Machine Learning Department
School of Computer Science, Carnegie Mellon University
Scalable Graphical Models for Social Networks
This thesis tackles the problems of efficiently learning large probabilistic models for sparse relational data. Recent dramatic increases in the collection of social network data and the rapid growth in probabilistic and statistical approaches to tractable machine learning made it possible to analyze networks with millions of people.
There are many questions one could ask about the formation, properties and dynamics in social networks. This thesis considers the following three questions: 1) given a set of interactions between people, what can be learned about the relations of these people without knowing the true underlying social network; 2) given additional information about each individual in the network, what can be done to improve understanding of their relations; 3) what are the dynamics underlying the formation and the evolution of social networks.

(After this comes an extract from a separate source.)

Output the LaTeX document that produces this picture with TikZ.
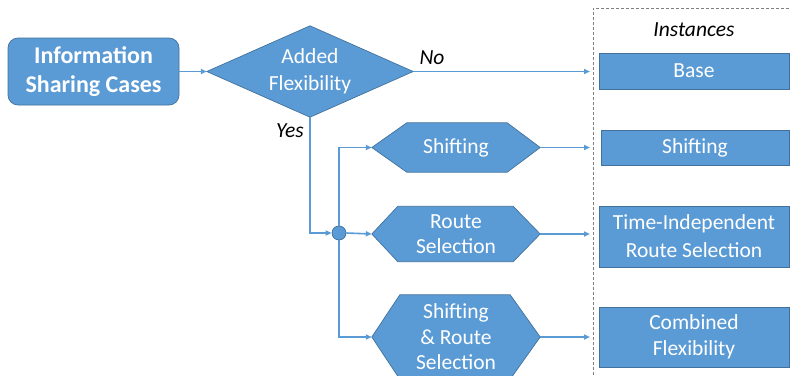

We introduce new algorithms and models for learning about relations in a social network and evolution of those relations over time. We present a scalable search procedure for learning Bayesian Networks from the binary events data, i.e. this structure learning algorithm is based solely on the information about people's participation in the set of given events. We present learning results on very large (up to three million nodes) Bayesian Networks and show how they can be used to understand more about the underlying social networks. We extend this model by incorporating information about individuals, such as their affiliation and interests. We use block modeling to both improve the quality of our Bayesian Networks and learn more about group interaction patterns.
Finally, we introduce a generative mechanism that provides an explanation of the social network evolution. This dynamic generative model is of exploratory nature.
The described models and learning algorithms have one thing in common: they are all motivated by real life phenomena.